Problem requirements
Copy out all lines where "diagram" appears.

Entries supplied
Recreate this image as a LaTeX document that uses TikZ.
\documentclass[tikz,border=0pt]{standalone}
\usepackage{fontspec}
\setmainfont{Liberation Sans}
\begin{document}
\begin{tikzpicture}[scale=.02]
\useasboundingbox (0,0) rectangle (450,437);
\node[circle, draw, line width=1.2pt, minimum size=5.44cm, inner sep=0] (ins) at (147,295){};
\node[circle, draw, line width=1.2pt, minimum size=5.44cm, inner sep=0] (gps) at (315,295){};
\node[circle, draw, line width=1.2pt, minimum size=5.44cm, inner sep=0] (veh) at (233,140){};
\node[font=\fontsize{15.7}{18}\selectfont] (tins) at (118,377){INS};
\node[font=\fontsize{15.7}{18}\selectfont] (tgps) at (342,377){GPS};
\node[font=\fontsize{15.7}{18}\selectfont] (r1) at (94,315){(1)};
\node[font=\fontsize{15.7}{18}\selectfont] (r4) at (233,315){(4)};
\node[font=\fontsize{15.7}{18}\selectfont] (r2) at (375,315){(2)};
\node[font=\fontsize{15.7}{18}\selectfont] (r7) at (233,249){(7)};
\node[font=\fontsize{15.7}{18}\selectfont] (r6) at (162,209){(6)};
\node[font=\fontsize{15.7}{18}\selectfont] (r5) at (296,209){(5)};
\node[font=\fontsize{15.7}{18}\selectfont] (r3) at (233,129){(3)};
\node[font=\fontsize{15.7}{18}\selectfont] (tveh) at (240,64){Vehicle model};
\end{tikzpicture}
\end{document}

==

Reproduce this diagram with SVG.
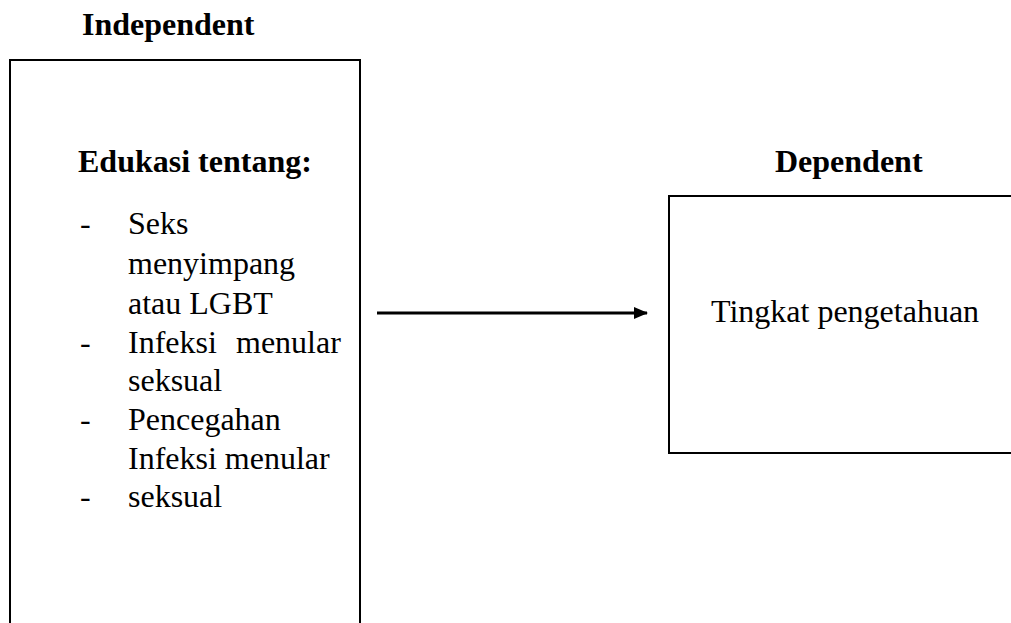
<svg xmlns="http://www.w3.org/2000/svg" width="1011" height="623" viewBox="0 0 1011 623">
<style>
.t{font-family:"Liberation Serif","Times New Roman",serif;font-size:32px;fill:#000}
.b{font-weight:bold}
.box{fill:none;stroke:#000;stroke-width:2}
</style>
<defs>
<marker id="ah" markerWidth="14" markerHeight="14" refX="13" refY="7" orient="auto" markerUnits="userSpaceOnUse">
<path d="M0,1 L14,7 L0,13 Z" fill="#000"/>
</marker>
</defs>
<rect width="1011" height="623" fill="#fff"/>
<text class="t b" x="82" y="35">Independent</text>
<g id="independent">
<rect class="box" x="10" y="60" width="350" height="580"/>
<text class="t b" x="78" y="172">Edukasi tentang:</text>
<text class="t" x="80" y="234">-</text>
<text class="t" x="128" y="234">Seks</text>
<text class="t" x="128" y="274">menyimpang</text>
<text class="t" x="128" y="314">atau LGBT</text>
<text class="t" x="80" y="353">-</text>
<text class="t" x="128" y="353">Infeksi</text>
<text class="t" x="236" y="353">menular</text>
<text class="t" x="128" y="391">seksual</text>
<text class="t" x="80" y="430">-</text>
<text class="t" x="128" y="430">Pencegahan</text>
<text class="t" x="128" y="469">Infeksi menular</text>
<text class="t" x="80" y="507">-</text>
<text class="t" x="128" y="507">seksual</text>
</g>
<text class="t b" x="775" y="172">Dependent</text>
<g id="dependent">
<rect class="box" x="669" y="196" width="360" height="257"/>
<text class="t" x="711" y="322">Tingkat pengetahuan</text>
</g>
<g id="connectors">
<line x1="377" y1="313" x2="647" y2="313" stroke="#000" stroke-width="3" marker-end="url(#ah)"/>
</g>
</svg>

...

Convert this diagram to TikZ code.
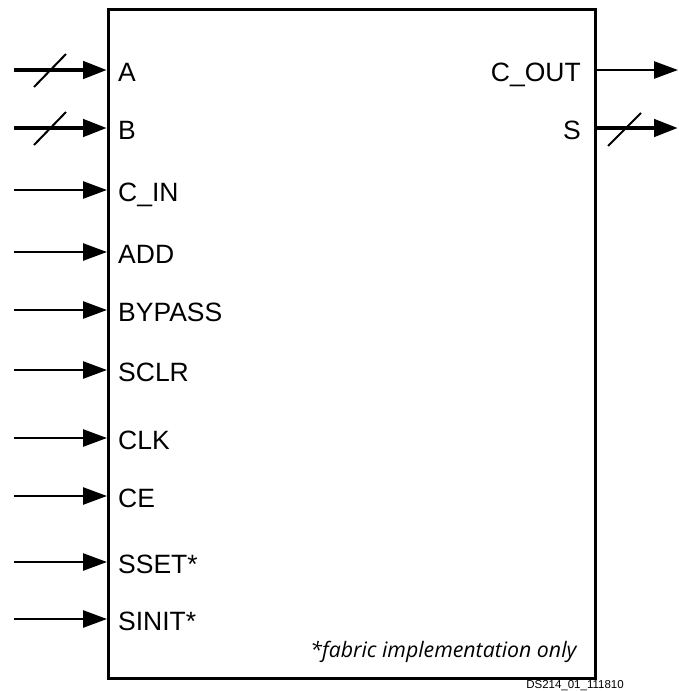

Problem solution
Reproduce this diagram with SVG.
Convert this diagram to TikZ code.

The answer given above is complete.